Identify the lines containing the word "with". Copy each one.

» Material shown:
>>

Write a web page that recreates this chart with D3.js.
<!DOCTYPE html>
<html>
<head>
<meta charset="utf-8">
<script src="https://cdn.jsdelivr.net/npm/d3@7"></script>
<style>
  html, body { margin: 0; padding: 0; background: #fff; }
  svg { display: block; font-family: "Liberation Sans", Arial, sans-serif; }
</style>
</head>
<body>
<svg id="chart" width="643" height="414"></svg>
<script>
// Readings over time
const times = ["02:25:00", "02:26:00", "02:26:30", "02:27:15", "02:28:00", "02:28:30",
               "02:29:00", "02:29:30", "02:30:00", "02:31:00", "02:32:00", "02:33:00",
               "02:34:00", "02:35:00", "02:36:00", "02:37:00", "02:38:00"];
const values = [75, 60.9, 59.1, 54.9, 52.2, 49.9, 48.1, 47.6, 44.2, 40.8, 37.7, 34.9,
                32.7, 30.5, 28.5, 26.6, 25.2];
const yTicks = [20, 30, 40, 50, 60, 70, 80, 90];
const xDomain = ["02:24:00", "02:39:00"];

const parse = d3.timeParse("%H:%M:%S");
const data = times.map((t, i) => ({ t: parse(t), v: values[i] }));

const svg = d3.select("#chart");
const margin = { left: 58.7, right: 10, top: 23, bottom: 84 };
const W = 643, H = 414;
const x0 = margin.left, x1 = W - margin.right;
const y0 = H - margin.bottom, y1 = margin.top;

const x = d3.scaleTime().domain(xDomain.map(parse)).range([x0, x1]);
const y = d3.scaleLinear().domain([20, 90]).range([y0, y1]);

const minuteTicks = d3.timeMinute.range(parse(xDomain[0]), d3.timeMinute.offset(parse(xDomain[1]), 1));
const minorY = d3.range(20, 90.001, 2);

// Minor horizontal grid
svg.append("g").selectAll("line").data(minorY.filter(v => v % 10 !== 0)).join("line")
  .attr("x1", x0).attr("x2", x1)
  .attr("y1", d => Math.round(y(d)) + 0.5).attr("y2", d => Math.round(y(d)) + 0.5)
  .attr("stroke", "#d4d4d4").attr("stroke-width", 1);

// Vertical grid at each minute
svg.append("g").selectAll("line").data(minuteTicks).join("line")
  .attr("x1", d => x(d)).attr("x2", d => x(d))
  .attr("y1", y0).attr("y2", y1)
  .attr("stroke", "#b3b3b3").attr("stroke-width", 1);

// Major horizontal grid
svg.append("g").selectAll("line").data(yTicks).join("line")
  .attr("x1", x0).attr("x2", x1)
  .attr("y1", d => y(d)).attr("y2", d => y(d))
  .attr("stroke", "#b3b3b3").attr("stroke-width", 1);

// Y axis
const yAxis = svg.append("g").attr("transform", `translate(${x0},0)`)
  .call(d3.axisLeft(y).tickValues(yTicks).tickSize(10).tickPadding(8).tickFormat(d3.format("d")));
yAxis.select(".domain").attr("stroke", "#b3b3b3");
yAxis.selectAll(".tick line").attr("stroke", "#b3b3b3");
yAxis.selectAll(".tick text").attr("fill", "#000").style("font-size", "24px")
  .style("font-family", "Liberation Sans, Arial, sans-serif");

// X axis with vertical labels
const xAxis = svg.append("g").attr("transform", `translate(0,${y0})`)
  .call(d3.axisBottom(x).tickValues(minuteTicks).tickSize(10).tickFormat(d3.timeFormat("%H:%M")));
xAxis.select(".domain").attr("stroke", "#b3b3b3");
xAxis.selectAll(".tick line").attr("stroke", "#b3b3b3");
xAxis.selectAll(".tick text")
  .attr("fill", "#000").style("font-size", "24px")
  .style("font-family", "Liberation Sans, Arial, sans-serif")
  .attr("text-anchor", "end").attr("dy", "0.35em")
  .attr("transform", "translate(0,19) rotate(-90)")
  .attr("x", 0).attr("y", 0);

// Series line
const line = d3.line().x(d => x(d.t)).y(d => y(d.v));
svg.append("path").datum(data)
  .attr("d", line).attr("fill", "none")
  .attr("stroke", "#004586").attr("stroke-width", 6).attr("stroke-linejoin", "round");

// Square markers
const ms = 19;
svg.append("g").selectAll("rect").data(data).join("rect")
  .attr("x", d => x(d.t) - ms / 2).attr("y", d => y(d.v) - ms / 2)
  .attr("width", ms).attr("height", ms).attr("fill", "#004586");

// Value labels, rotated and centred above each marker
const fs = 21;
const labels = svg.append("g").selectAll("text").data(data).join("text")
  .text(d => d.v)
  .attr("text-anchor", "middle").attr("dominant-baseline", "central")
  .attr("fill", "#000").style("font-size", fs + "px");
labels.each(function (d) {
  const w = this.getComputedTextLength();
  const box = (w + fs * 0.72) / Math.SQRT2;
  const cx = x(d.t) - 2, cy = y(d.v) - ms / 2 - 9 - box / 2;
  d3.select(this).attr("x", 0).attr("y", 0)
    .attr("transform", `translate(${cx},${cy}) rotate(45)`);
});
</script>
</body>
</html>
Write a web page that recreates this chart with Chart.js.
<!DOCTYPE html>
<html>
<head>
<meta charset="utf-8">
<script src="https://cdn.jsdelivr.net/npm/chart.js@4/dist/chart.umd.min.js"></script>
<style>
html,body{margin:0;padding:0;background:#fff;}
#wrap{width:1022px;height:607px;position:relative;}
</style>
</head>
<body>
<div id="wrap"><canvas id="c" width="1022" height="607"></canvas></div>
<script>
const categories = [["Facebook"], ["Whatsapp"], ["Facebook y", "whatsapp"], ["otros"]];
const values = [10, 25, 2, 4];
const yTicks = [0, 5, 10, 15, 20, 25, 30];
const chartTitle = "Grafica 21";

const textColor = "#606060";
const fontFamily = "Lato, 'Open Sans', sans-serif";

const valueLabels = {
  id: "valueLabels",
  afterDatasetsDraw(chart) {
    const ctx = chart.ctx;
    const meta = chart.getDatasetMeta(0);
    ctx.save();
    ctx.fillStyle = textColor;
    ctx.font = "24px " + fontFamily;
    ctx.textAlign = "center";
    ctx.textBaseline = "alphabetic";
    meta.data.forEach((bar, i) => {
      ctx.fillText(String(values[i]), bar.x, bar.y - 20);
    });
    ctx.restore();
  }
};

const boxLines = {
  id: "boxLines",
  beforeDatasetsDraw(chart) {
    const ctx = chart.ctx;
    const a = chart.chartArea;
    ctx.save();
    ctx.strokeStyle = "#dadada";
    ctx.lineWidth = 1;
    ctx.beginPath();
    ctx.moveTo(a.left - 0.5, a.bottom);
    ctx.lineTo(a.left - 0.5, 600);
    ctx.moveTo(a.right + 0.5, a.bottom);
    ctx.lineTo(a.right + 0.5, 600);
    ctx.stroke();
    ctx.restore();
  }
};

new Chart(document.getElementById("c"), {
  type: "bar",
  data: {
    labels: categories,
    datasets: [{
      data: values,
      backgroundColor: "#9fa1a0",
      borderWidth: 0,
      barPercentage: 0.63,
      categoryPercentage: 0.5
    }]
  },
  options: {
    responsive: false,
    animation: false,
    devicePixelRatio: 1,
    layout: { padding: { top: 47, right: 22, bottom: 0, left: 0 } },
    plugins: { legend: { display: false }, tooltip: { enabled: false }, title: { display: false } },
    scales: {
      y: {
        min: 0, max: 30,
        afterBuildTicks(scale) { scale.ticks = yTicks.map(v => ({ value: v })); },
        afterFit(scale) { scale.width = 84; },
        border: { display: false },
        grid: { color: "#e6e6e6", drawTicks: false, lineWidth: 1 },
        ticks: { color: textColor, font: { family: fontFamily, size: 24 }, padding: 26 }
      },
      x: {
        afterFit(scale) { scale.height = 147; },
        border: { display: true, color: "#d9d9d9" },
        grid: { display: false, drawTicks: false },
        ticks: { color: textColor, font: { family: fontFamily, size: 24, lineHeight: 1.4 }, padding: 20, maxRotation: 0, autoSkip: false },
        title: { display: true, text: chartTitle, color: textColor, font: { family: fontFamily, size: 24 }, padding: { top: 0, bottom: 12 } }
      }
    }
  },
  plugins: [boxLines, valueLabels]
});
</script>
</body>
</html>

<<
>>

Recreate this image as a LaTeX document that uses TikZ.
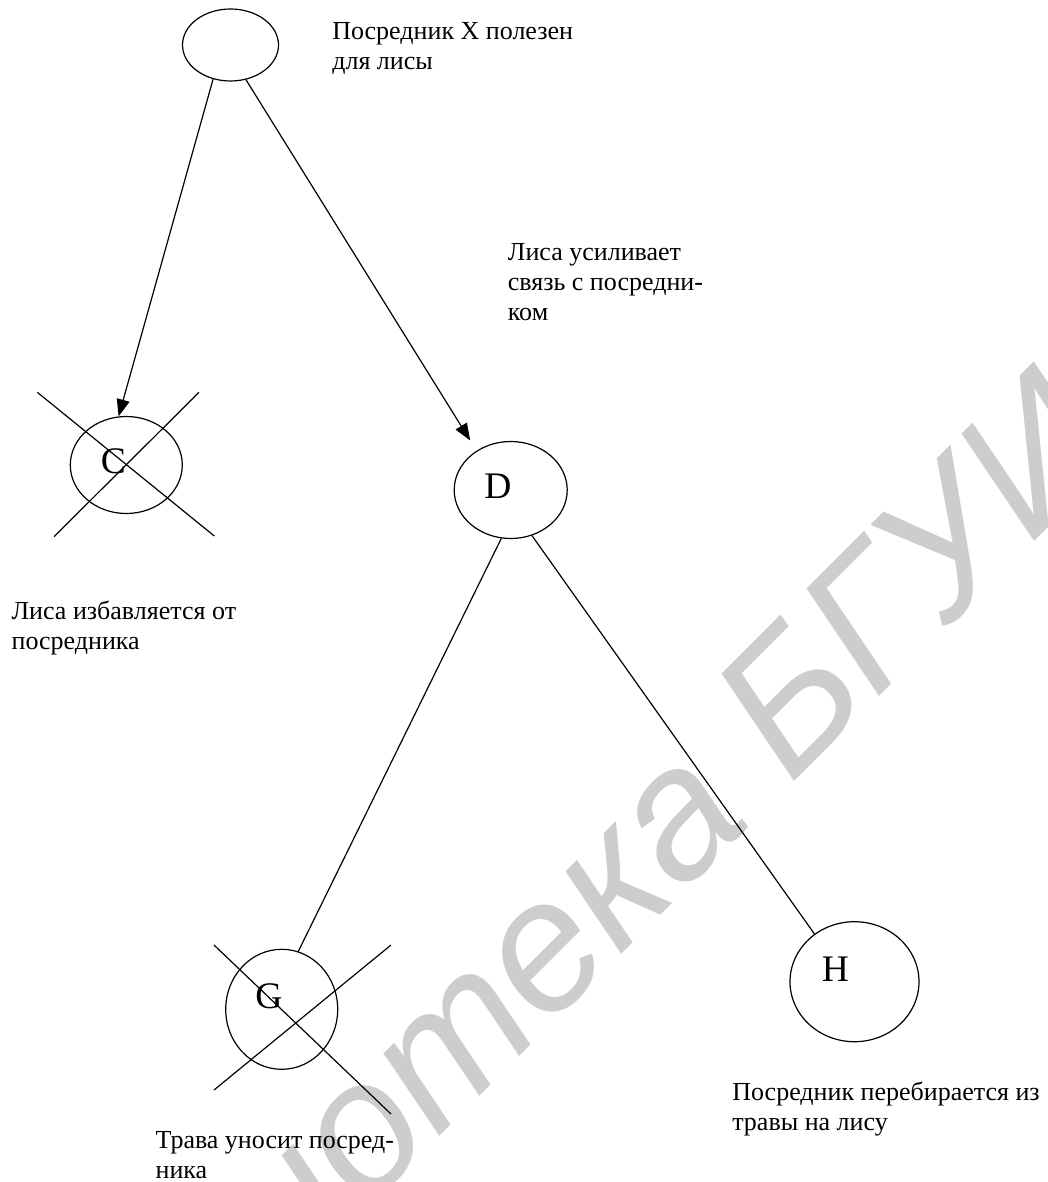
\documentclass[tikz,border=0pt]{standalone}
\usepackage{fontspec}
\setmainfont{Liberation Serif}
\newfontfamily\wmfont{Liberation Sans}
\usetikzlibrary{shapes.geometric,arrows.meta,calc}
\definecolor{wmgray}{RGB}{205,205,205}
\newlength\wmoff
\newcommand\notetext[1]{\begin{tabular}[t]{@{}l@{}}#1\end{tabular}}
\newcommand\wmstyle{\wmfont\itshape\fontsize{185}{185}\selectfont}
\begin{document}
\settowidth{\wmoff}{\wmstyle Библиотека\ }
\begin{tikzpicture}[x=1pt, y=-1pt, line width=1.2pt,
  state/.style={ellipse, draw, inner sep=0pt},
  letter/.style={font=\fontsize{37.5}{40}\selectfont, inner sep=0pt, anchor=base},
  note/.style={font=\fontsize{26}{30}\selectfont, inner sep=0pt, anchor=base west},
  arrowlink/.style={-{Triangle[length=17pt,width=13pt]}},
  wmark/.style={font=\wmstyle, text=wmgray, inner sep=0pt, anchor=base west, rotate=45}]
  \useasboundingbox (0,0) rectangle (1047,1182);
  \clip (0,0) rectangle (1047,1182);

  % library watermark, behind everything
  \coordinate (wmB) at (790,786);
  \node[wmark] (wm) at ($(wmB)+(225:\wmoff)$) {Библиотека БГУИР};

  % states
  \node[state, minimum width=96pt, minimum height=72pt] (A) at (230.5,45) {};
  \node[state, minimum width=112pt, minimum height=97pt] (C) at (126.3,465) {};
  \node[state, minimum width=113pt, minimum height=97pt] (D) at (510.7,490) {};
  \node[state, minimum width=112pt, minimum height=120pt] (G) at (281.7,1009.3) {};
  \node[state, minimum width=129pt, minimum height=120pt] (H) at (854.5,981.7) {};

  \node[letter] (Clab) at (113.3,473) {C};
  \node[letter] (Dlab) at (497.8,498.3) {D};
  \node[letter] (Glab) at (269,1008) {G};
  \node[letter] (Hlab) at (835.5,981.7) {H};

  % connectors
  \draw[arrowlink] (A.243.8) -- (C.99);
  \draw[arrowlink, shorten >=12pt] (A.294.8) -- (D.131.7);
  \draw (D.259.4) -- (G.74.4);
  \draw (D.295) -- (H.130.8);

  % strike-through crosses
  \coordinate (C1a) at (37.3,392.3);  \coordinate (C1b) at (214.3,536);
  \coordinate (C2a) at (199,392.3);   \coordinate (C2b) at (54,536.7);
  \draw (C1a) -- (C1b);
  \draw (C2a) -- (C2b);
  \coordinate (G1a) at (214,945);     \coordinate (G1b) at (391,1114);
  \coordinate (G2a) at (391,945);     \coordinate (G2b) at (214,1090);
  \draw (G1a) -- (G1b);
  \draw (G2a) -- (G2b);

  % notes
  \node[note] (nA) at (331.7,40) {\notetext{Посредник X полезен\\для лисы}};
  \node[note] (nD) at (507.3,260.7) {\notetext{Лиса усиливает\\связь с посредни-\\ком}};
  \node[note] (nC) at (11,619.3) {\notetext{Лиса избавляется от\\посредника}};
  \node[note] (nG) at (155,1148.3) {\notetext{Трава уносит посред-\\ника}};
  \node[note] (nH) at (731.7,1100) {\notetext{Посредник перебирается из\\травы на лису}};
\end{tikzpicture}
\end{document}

<<
>>

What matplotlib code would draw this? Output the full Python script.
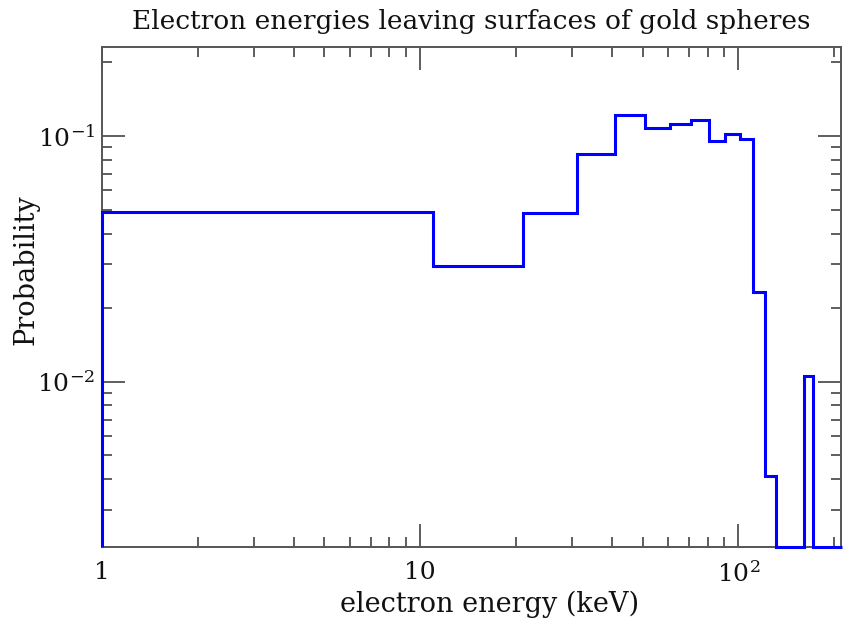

<<

» Completed task:
Write a web page that recreates this chart with D3.js.
// X axis with vertical labels
Write a web page that recreates this chart with Chart.js.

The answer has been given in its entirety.